Green Dot, Banks Share Desire to Sign Long-Term Prepaid Users

Green Dot Corp. and banks probably could use each other's help more than ever.

Banks are increasingly considering prepaid cards to regain revenue they stand to lose from pending debit card rules. Green Dot, which markets prepaid cards, is trying to deepen its relationship with end-users at a time when analysts are critical of the growth in its direct-to-consumer business.

So it makes sense that a handful of banks have approached the Monrovia, Calif., company about starting programs to offer their customers prepaid cards.

While he declined to name them, Steve Streit, Green Dot's chairman, president and chief executive, said that potential deals could involve the banks marketing prepaid cards under their own brand name and using Green Dot for program management functions, such as call center services and account processing.

"It makes sense for some of them to outsource that so they can get efficiency and scale," Streit said in an interview Thursday after Green Dot reported fourth-quarter results. He said that discussions are in various stages and he does not have estimates for how big any of the programs would be.

Green Dot, meanwhile, is under pressure to demonstrate it can sustain growth.

On Friday, Thomas McCrohan, an analyst who follows Green Dot for Janney Montgomery Scott LLC, downgraded Green Dot's shares to "sell" from "neutral" over fear that some accounts could become unprofitable because of competitive pressure on the monthly maintenance fees it charges.
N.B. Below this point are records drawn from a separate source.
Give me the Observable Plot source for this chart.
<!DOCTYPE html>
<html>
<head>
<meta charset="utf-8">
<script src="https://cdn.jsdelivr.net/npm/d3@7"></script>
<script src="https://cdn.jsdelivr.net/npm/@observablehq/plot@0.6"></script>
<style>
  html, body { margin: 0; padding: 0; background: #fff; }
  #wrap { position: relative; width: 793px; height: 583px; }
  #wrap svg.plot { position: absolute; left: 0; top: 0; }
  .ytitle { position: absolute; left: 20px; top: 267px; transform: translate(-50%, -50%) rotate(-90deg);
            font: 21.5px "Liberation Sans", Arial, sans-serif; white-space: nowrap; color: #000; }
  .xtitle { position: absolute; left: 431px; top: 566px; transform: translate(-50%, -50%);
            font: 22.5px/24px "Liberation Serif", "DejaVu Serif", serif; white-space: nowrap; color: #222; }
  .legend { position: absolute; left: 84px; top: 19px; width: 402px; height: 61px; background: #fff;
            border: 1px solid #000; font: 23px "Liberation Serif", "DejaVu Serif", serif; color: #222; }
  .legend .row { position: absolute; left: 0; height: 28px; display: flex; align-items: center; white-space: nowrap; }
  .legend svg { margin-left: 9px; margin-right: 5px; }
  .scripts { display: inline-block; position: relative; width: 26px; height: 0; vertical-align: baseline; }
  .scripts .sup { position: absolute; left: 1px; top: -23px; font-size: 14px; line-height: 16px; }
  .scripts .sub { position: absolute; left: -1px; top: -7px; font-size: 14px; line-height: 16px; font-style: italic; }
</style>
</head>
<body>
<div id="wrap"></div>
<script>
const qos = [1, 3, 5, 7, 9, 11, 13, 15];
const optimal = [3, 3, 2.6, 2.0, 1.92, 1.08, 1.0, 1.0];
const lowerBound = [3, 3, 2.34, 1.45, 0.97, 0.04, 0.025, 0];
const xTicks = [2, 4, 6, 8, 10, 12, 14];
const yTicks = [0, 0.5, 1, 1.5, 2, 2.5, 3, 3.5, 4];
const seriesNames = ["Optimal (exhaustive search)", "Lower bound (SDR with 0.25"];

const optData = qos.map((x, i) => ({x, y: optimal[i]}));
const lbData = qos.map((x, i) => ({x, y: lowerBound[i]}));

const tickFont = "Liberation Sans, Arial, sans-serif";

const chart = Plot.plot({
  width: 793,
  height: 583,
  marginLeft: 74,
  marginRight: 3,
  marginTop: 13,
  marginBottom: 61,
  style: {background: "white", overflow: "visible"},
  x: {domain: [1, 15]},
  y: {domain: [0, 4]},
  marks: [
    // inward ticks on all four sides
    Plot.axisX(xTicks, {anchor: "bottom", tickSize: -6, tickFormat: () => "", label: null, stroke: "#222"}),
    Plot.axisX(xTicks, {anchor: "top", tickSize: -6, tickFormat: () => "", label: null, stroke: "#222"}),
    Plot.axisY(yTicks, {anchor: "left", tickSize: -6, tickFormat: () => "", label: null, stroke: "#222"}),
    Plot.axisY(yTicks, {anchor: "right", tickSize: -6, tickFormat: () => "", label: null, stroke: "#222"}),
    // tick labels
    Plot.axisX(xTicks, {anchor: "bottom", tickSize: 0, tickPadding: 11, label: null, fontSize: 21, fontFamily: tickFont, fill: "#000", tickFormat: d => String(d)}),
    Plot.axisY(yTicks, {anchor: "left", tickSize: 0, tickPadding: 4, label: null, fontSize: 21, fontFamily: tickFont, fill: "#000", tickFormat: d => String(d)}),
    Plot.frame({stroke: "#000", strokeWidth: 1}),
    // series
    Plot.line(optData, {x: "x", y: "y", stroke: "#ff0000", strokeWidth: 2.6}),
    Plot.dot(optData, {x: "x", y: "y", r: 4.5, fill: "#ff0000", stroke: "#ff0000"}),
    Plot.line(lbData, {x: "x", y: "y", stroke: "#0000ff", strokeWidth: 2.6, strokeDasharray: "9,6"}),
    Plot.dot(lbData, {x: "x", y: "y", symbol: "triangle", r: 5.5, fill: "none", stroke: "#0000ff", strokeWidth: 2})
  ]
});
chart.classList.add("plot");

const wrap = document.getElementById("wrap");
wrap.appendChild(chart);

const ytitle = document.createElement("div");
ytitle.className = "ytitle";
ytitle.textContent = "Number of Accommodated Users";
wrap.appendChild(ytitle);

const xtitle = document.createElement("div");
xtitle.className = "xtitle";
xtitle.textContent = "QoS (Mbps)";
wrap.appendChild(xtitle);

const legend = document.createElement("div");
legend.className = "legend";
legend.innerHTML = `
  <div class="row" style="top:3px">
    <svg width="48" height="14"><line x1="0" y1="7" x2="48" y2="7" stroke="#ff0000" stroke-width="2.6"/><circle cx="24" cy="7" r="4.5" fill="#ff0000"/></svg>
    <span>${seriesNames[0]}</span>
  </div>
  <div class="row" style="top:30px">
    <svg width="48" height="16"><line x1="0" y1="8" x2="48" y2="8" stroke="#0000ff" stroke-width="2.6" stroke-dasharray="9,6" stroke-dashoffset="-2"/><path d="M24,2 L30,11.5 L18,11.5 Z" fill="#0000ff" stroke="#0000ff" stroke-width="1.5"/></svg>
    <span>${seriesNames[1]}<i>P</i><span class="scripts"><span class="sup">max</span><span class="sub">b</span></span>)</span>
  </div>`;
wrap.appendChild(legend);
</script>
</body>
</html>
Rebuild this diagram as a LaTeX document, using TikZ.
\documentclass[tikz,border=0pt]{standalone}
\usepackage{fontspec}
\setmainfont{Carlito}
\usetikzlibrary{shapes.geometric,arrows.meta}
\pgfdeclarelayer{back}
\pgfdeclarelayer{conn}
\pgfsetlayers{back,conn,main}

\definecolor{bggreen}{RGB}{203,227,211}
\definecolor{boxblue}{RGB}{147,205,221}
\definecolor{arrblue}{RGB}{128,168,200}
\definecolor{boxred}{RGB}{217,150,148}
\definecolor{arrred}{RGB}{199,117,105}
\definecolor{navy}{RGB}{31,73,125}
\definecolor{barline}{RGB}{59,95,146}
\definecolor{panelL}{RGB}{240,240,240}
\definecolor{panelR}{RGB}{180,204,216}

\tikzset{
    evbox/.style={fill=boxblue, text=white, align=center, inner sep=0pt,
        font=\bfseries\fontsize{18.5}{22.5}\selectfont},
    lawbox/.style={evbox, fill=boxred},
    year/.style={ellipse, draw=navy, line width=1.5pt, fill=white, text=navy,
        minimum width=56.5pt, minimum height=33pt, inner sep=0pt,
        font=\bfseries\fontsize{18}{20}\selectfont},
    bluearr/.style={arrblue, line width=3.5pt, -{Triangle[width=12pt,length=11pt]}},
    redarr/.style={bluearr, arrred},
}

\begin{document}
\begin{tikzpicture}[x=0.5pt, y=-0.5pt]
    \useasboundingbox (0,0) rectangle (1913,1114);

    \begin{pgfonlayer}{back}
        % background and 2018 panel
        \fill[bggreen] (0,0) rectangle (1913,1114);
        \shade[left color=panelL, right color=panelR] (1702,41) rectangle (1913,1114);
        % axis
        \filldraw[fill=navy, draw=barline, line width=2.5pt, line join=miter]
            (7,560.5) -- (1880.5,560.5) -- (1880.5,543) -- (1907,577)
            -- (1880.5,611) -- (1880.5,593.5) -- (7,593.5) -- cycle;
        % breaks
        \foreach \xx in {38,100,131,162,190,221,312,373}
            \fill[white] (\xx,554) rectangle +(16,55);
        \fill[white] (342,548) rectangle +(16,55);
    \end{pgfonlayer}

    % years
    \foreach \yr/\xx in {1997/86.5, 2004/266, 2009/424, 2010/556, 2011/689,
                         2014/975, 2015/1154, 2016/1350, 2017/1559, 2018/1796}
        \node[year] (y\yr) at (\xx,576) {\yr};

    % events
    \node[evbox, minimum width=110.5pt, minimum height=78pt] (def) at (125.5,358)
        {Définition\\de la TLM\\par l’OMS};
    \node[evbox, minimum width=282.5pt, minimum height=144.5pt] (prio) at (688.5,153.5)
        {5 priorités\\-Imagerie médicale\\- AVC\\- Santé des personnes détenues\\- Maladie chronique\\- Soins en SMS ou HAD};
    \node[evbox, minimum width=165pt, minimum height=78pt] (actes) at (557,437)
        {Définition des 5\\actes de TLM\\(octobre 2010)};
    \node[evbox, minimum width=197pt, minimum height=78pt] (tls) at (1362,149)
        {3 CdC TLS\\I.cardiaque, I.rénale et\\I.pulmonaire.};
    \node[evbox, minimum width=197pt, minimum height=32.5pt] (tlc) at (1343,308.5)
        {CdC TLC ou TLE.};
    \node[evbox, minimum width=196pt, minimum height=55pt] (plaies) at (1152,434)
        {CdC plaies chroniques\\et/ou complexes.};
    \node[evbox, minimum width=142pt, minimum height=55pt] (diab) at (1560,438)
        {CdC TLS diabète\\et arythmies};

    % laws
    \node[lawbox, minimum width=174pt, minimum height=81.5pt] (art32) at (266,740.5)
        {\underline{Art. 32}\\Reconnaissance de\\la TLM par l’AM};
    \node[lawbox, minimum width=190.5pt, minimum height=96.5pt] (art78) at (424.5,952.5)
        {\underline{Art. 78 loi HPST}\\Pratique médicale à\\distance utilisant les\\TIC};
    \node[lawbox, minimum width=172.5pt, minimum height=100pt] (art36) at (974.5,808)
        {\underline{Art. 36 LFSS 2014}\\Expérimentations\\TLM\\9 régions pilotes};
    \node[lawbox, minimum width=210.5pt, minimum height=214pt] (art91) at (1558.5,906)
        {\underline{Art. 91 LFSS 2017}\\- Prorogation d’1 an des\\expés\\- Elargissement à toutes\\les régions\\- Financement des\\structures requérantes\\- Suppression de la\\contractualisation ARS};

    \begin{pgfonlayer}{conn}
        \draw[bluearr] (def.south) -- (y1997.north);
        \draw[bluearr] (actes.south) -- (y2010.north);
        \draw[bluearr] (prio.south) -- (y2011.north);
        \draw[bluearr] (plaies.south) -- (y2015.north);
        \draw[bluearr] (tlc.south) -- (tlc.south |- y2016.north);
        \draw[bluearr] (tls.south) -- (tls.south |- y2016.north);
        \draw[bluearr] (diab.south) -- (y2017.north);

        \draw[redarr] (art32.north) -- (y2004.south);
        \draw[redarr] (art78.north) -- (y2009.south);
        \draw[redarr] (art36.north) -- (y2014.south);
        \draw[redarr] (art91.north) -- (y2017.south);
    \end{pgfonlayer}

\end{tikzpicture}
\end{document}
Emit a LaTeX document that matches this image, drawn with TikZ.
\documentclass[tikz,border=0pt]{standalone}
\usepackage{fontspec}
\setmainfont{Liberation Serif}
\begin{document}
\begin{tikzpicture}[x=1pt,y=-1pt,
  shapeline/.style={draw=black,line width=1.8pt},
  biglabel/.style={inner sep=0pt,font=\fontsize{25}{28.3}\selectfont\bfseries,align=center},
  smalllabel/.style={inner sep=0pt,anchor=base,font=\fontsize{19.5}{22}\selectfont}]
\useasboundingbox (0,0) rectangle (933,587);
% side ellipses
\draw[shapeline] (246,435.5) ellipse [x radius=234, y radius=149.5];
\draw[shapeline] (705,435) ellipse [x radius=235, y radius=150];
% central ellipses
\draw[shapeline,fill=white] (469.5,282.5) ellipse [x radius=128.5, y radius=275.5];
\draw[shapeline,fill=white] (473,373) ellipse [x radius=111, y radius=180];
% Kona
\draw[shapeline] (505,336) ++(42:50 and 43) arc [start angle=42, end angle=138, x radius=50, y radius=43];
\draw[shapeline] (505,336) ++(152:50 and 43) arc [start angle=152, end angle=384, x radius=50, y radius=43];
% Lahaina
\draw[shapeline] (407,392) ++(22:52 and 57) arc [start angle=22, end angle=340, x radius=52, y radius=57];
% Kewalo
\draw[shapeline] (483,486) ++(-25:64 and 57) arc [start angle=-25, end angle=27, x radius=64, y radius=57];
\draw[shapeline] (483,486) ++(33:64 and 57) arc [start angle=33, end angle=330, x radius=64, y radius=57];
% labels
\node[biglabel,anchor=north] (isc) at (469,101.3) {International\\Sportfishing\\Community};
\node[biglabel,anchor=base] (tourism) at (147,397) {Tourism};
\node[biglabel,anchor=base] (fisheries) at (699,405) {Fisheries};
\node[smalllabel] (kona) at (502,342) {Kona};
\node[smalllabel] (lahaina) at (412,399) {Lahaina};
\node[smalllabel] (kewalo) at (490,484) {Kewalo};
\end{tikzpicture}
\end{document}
Green Dot said in its fourth-quarter report Thursday that the number of prepaid cards consumers activated in the quarter rose just 10% from a year earlier. In the third quarter, activations climbed 37%.

Green Dot said the activations tell only part of the story — its long-term customers, who reuse its cards rather than activate new ones, provide about 85% of its revenue even though they make up just half of its accounts.

The number of Green Dot customers using direct deposit rose 50% in the fourth quarter from a year earlier. In addition, the number of people who reloaded funds onto their cards for the first time rose 24% and purchase transactions per active card increased 16%.

Offering the cards, which would be exempt from the Federal Reserve Board's proposed caps on debit interchange, could help banks retain fee income and hold on to customers upset over new checking account fees, analysts said.

"To me it's logical for them to look for a product that could earn higher interchange than a traditional debit card and is usually serviced on a much lower-cost platform than a traditional checking account," said Bryan Derman, a partner at the payments consulting firm Glenbrook Partners in Menlo Park, Calif.

For banks, having a prepaid card option could help offset customer blowback stemming from rising account fees, Derman said, adding that large financial institutions especially could offer the cards as an alternative to a traditional checking account.

"They would want to have this at least as a fallback rather than let them walk out the door and take their business to a community bank, to a credit union or to Green Dot directly for that matter," Derman said. "These are customers you liked yesterday. The challenge is how do I continue to serve them tomorrow in a way that still works for them and still makes money for me."

Some large banks, including Bank of America Corp. and JPMorgan Chase & Co., have introduced new checking account fees and raised balance requirements and other thresholds customers must meet to have such fees waived.

Banks stand to lose $9 billion to $13 billion in revenue from the Fed's proposed caps on fees they earn from debit card transactions, according to various estimates. In December, the Fed proposed limiting the fees to 12 cents per transaction, down from an average of 44 cents, under a provision in the Dodd-Frank Act.

If the proposed rules are enacted in their current form, "that could open up opportunities for Green Dot to work with banks to target the lower-end bank customer," said Bob Napoli, a managing director at Piper Jaffray & Co. who follows Green Dot.

However, McCrohan said banks also face potential regulatory risk in the prepaid space. The new Consumer Financial Protection Bureau could look at the products, most of which carry a slew of activation and transaction fees.